EDIT: I have now solved the problem; you can see my solution in the answers.
I'm in the process of writing a realtime raytracer using OpenGL (in a GLSL Compute Shader), and I've run into a slight problem with some of my line-triangle intersections (or at least, I believe they are the culprit). Here's a picture of what's happening:
As you can see some pixels are being coloured black at the intersection of two triangles near the top of the image. It's probably got something to do with the way I'm handling floats or something, and I've tried searching for a solution online but can't find similar situations. Perhaps there's an important keyword I'm missing?
Anyways, the important piece of code is this one:
#define EPSILON 0.001f
#define FAR_CLIP 10000.0f
float FindRayTriangleIntersection(Ray r, Triangle p)
{
// Based on Moller-Trumbone paper
vec3 E1 = p.v1 - p.v0;
vec3 E2 = p.v2 - p.v0;
vec3 T = r.origin - p.v0;
vec3 D = r.dir;
vec3 P = cross(D, E2);
vec3 Q = cross(T, E1);
float f = 1.0f / dot(P, E1);
float t = f * dot(Q, E2);
float u = f * dot(P, T);
float v = f * dot(Q, D);
if (u > -EPSILON && v > -EPSILON && u+v < 1.0f+EPSILON) return t;
else return FAR_CLIP;
}
I've tried various values for EPSILON, tried variations with +/- for the EPSILON values, but to no avail. Also, changing the 1.0f+EPSILON to a 1.0-EPSILON yields a steady black line the whole way across.
Also to clarify, there definitely is NOT a gap between the two triangles. They are tightly packed (and I have also tried extending them so they intersect, but I still get the same black dots).
Curiously enough, the bottom intersection shows no sign of this phenomenon.
Last note: if more of my code is needed just ask and I'll try to isolate some more code (or maybe just link to the entire shader).
UPDATE: It was pointed out that the 'black artifacts' are in fact brown.
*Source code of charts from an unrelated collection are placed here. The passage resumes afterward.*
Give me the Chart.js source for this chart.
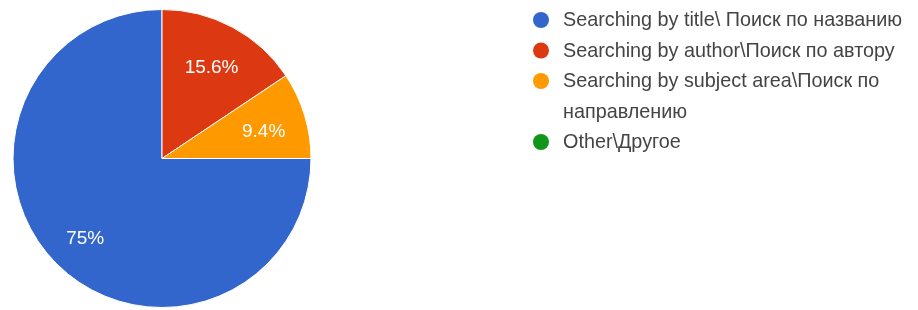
<!DOCTYPE html>
<html>
<head>
<meta charset="utf-8">
<script src="https://cdn.jsdelivr.net/npm/chart.js@4/dist/chart.umd.min.js"></script>
<style>
    html, body { margin: 0; padding: 0; background: #fff; }
    #wrap { width: 918px; height: 310px; position: relative; }
</style>
</head>
<body>
<div id="wrap"><canvas id="pieChart"></canvas></div>
<script>
// Survey answers (32 responses)
const categories = [
    'Searching by title\\ Поиск по названию',
    'Searching by author\\Поиск по автору',
    ['Searching by subject area\\Поиск по', 'направлению'],
    'Other\\Другое'
];
const responses = [24, 5, 3, 0];
const sliceColors = ['#3366cc', '#dc3912', '#ff9900', '#109618'];

const FONT = '"Liberation Sans", Arial, sans-serif';

/**
 * Percent labels inside the slices
 */
const sliceLabels = {
    id: 'sliceLabels',
    afterDatasetsDraw(chart) {
        const ctx = chart.ctx;
        const meta = chart.getDatasetMeta(0);
        const values = chart.data.datasets[0].data;
        const total = values.reduce((a, b) => a + b, 0);
        ctx.save();
        ctx.fillStyle = '#ffffff';
        ctx.font = '19px ' + FONT;
        ctx.textAlign = 'center';
        ctx.textBaseline = 'middle';
        meta.data.forEach((arc, i) => {
            if (!values[i]) return;
            const p = arc.getProps(['x', 'y', 'startAngle', 'endAngle', 'outerRadius'], true);
            const mid = (p.startAngle + p.endAngle) / 2;
            const r = p.outerRadius * 0.72;
            const pct = Math.round(values[i] / total * 1000) / 10;
            ctx.fillText(pct + '%', p.x + Math.cos(mid) * r - 1, p.y + Math.sin(mid) * r + 4);
        });
        ctx.restore();
    }
};

/**
 * Legend on the right with round markers and wrapped labels
 */
const sideLegend = {
    id: 'sideLegend',
    afterDraw(chart) {
        const ctx = chart.ctx;
        const labels = chart.data.labels;
        const colors = chart.data.datasets[0].backgroundColor;
        const markerX = 541;
        const textX = 563;
        const lineH = 30.5;
        let y = 20;
        ctx.save();
        ctx.font = '19.8px ' + FONT;
        ctx.textBaseline = 'middle';
        labels.forEach((label, i) => {
            ctx.fillStyle = colors[i];
            ctx.beginPath();
            ctx.arc(markerX, y, 8, 0, Math.PI * 2);
            ctx.fill();
            ctx.fillStyle = '#444444';
            const lines = Array.isArray(label) ? label : [label];
            lines.forEach(line => {
                ctx.fillText(line, textX, y + 1);
                y += lineH;
            });
        });
        ctx.restore();
    }
};

new Chart(document.getElementById('pieChart'), {
    type: 'pie',
    data: {
        labels: categories,
        datasets: [{
            data: responses,
            backgroundColor: sliceColors,
            borderColor: '#ffffff',
            borderWidth: 1
        }]
    },
    options: {
        responsive: true,
        maintainAspectRatio: false,
        animation: false,
        rotation: 90,
        layout: {
            padding: { left: 12, top: 9, bottom: 2, right: 606 }
        },
        plugins: {
            legend: { display: false },
            tooltip: { enabled: false }
        }
    },
    plugins: [sliceLabels, sideLegend]
});
</script>
</body>
</html>
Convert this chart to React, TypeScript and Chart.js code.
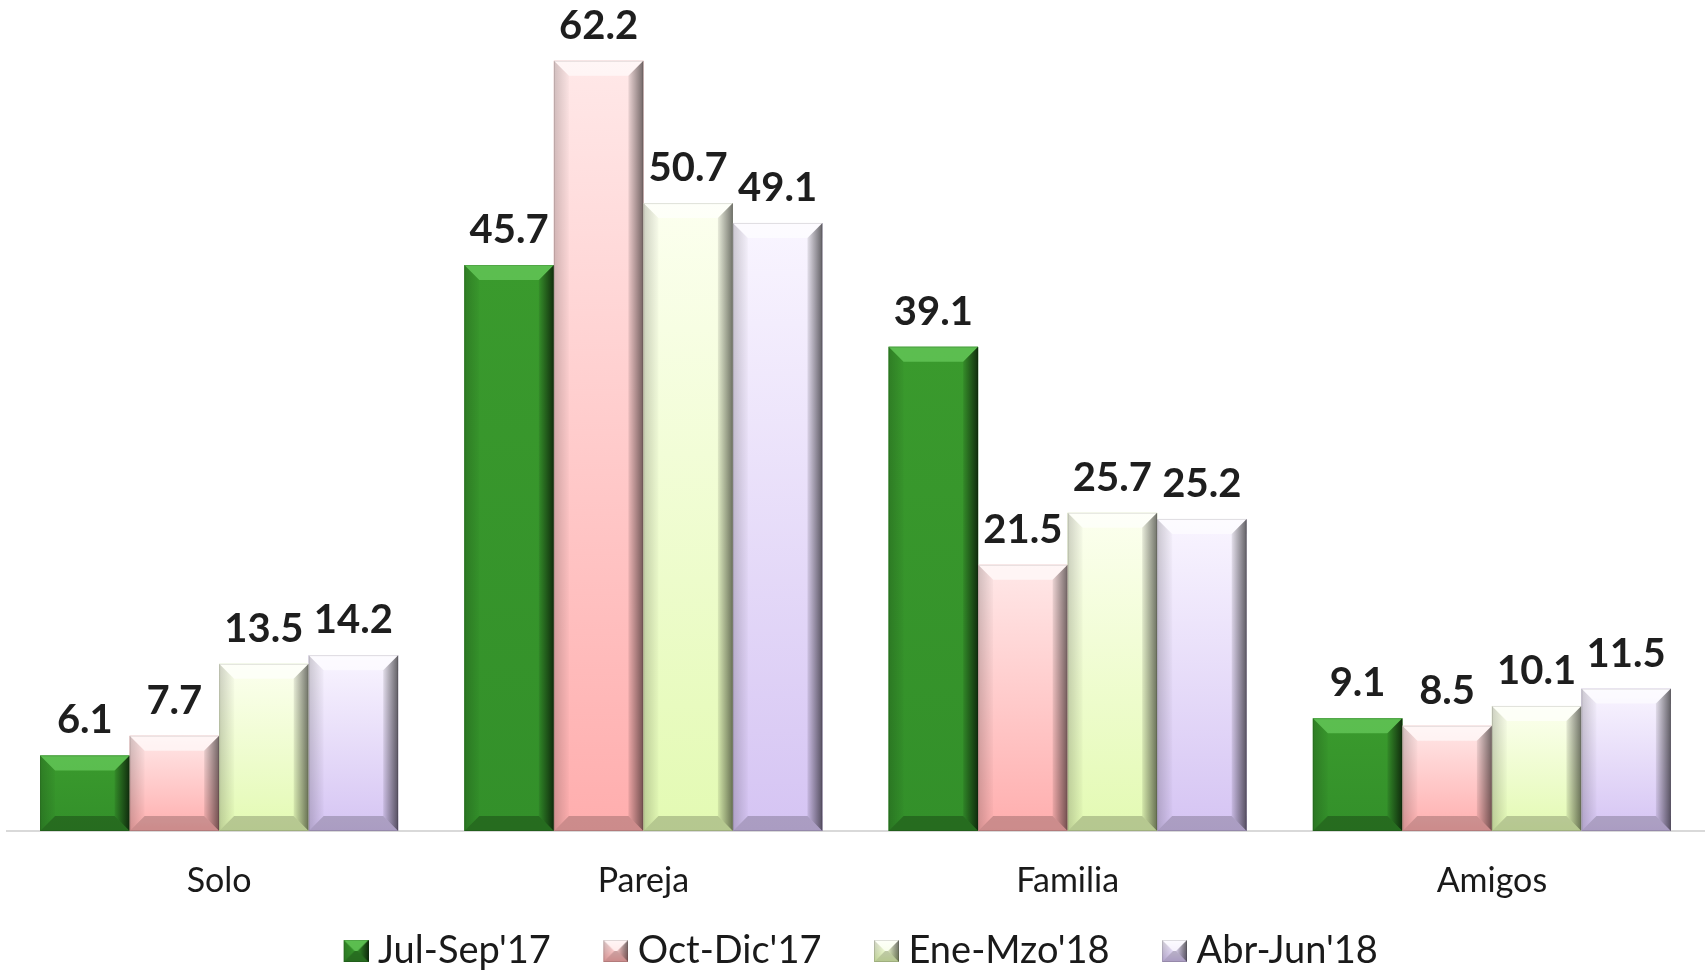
import React, { useEffect, useRef } from "react";
import { Chart, registerables } from "chart.js";

Chart.register(...registerables);

const categories = ["Solo", "Pareja", "Familia", "Amigos"];
const seriesNames = ["Jul-Sep'17", "Oct-Dic'17", "Ene-Mzo'18", "Abr-Jun'18"];
const julSep17 = [6.1, 45.7, 39.1, 9.1];
const octDic17 = [7.7, 62.2, 21.5, 8.5];
const eneMzo18 = [13.5, 50.7, 25.7, 10.1];
const abrJun18 = [14.2, 49.1, 25.2, 11.5];
const seriesValues = [julSep17, octDic17, eneMzo18, abrJun18];

const palette = [
  { main: "#36922a", top: "#3a9a2d", bottom: "#33902a", light: "rgba(120,220,110,0.55)", dark: 0.7, bottomShade: 0.25 },
  { main: "#ffb3b3", top: "#ffe8e8", bottom: "#ffaeae", light: "rgba(255,255,255,0.6)", dark: 0.55, bottomShade: 0.2 },
  { main: "#e8fbbd", top: "#fcffef", bottom: "#e3fab3", light: "rgba(255,255,255,0.6)", dark: 0.55, bottomShade: 0.2 },
  { main: "#d8c8f4", top: "#f9f5ff", bottom: "#d5c4f3", light: "rgba(255,255,255,0.6)", dark: 0.6, bottomShade: 0.2 },
];

const LEGEND_BOX_W = 25;
const LEGEND_BOX_H = 22;
const LEGEND_MARGIN = 52;

function poly(ctx: CanvasRenderingContext2D, pts: number[][], fill: any) {
  ctx.beginPath();
  ctx.moveTo(pts[0][0], pts[0][1]);
  for (let i = 1; i < pts.length; i++) ctx.lineTo(pts[i][0], pts[i][1]);
  ctx.closePath();
  ctx.fillStyle = fill;
  ctx.fill();
}

function drawBevel(ctx: CanvasRenderingContext2D, l: number, t: number, r: number, b: number, c: any, bevelMax: number) {
  const w = r - l;
  const h = b - t;
  if (w <= 0 || h <= 0) return;
  const bv = Math.min(bevelMax, w / 2, h / 2);
  const g = ctx.createLinearGradient(0, t, 0, b);
  g.addColorStop(0, c.top);
  g.addColorStop(1, c.bottom);
  ctx.fillStyle = g;
  ctx.fillRect(l, t, w, h);
  poly(ctx, [[l, t], [r, t], [r - bv, t + bv], [l + bv, t + bv]], c.light);
  const gl = ctx.createLinearGradient(l, 0, l + bv, 0);
  gl.addColorStop(0, "rgba(0,0,0,0.18)");
  gl.addColorStop(1, "rgba(0,0,0,0.02)");
  poly(ctx, [[l, t], [l + bv, t + bv], [l + bv, b - bv], [l, b]], gl);
  const gr = ctx.createLinearGradient(r - bv, 0, r, 0);
  gr.addColorStop(0, "rgba(0,0,0,0.08)");
  gr.addColorStop(1, `rgba(0,0,0,${c.dark})`);
  poly(ctx, [[r, t], [r, b], [r - bv, b - bv], [r - bv, t + bv]], gr);
  poly(ctx, [[l, b], [l + bv, b - bv], [r - bv, b - bv], [r, b]], `rgba(0,0,0,${c.bottomShade})`);
  ctx.strokeStyle = "rgba(0,0,0,0.12)";
  ctx.lineWidth = 1;
  ctx.strokeRect(l + 0.5, t + 0.5, w - 1, h - 1);
}

function makeLegendImage(c: any) {
  const cv = document.createElement("canvas");
  cv.width = LEGEND_BOX_W + LEGEND_MARGIN;
  cv.height = LEGEND_BOX_H;
  const ctx = cv.getContext("2d")!;
  drawBevel(ctx, LEGEND_MARGIN, 0, LEGEND_MARGIN + LEGEND_BOX_W, LEGEND_BOX_H, c, LEGEND_BOX_H / 2);
  return cv;
}

const legendShiftPlugin = {
  id: "legendShift",
  afterLayout(chart: any) {
    if (chart.legend) {
      chart.legend.left -= 16;
      chart.legend.right -= 16;
    }
  },
};

const bevelPlugin = {
  id: "bevelBars",
  afterDatasetsDraw(chart: any) {
    const ctx = chart.ctx as CanvasRenderingContext2D;
    ctx.save();
    chart.data.datasets.forEach((ds: any, i: number) => {
      const meta = chart.getDatasetMeta(i);
      meta.data.forEach((bar: any) => {
        const p = bar.getProps(["x", "y", "base", "width"], true);
        drawBevel(ctx, p.x - p.width / 2, p.y, p.x + p.width / 2, p.base, palette[i], 15);
      });
    });
    ctx.font = "bold 40px Lato, 'Open Sans', sans-serif";
    ctx.fillStyle = "#1e1e1e";
    ctx.textAlign = "center";
    ctx.textBaseline = "alphabetic";
    chart.data.datasets.forEach((ds: any, i: number) => {
      const meta = chart.getDatasetMeta(i);
      meta.data.forEach((bar: any, j: number) => {
        const p = bar.getProps(["x", "y"], true);
        ctx.fillText(ds.data[j].toFixed(1), p.x, p.y - 22);
      });
    });
    ctx.restore();
  },
};

export default function App() {
  const ref = useRef<HTMLCanvasElement | null>(null);
  useEffect(() => {
    let chart: Chart | null = null;
    let cancelled = false;
    const build = () => {
      if (cancelled || !ref.current) return;
      chart = new Chart(ref.current, {
        type: "bar",
        data: {
          labels: categories,
          datasets: seriesNames.map((name, i) => ({
            label: name,
            data: seriesValues[i],
            backgroundColor: palette[i].main,
            borderWidth: 0,
            pointStyle: makeLegendImage(palette[i]) as any,
            barPercentage: 1,
            categoryPercentage: 0.844,
          })),
        },
        options: {
          animation: false,
          responsive: false,
          layout: { padding: { left: 7, right: 1, top: 0, bottom: 0 } },
          scales: {
            x: {
              grid: { display: false, drawTicks: false },
              border: { display: true, color: "#d9d9d9", width: 2 },
              ticks: {
                padding: 30,
                color: "#1a1a1a",
                font: { family: "Lato, 'Open Sans', sans-serif", size: 34 },
              },
              afterFit: (scale: any) => {
                scale.height = 91;
              },
            },
            y: { display: false, min: 0, max: 67.1 },
          },
          plugins: {
            tooltip: { enabled: false },
            legend: {
              position: "bottom",
              maxHeight: 51,
              labels: {
                usePointStyle: true,
                pointStyleWidth: LEGEND_MARGIN + 6,
                padding: 10,
                color: "#1a1a1a",
                font: { family: "Lato, 'Open Sans', sans-serif", size: 38 },
              },
            } as any,
          },
        },
        plugins: [bevelPlugin, legendShiftPlugin],
      });
    };
    const fontsApi = (document as any).fonts;
    if (fontsApi && fontsApi.load) {
      Promise.all([fontsApi.load("38px Lato"), fontsApi.load("bold 40px Lato")])
        .catch(() => null)
        .then(build);
    } else build();
    return () => {
      cancelled = true;
      if (chart) chart.destroy();
    };
  }, []);
  return (
    <div style={{ position: "absolute", left: 0, top: 0, width: 1705, height: 973, background: "#fff" }}>
      <canvas ref={ref} width={1705} height={973} style={{ display: "block" }} />
    </div>
  );
}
So I've dug a bit deeper and turned off all reflections, and got this result:
The brown colour is actually coming from just the copper material on the top, but more importantly I think I have an idea what the cause of the problem is, but I'm no closer to solving it.
It seems that when the rays get fired out, due to very slight imperfections in the floating arithmetic, some rays intersect the top triangle, and some intersect the bottom.
So I suppose now the question reduces to this: how can I have some sort of consistency in deciding which triangle should be hit in cases like this?
So it turns out it was not the code I had posted that caused the problem. Thanks to some help in the comment, I was able to find it was this code when I'm determining the nearest object to the camera:
float nearest_t = FAR_CLIP;
int nearest_index = 0;
for (int j=0; j<NumObjects; j++)
{
float t = FAR_CLIP;
t = FindRayObjectIntersection(r, objects[j]);
if (t < nearest_t && t > EPSILON && t < FAR_CLIP)
{
nearest_t = t;
nearest_index = j;
}
}
When determining t, sometimes the triangles were so close together that the t < nearest_t had an almost probabilistic result, since the intersections were roughly the same distance from the camera.
My initial solution was to change the inner if-statement to:
if (t < nearest_t-EPSILON && t > EPSILON && t < FAR_CLIP)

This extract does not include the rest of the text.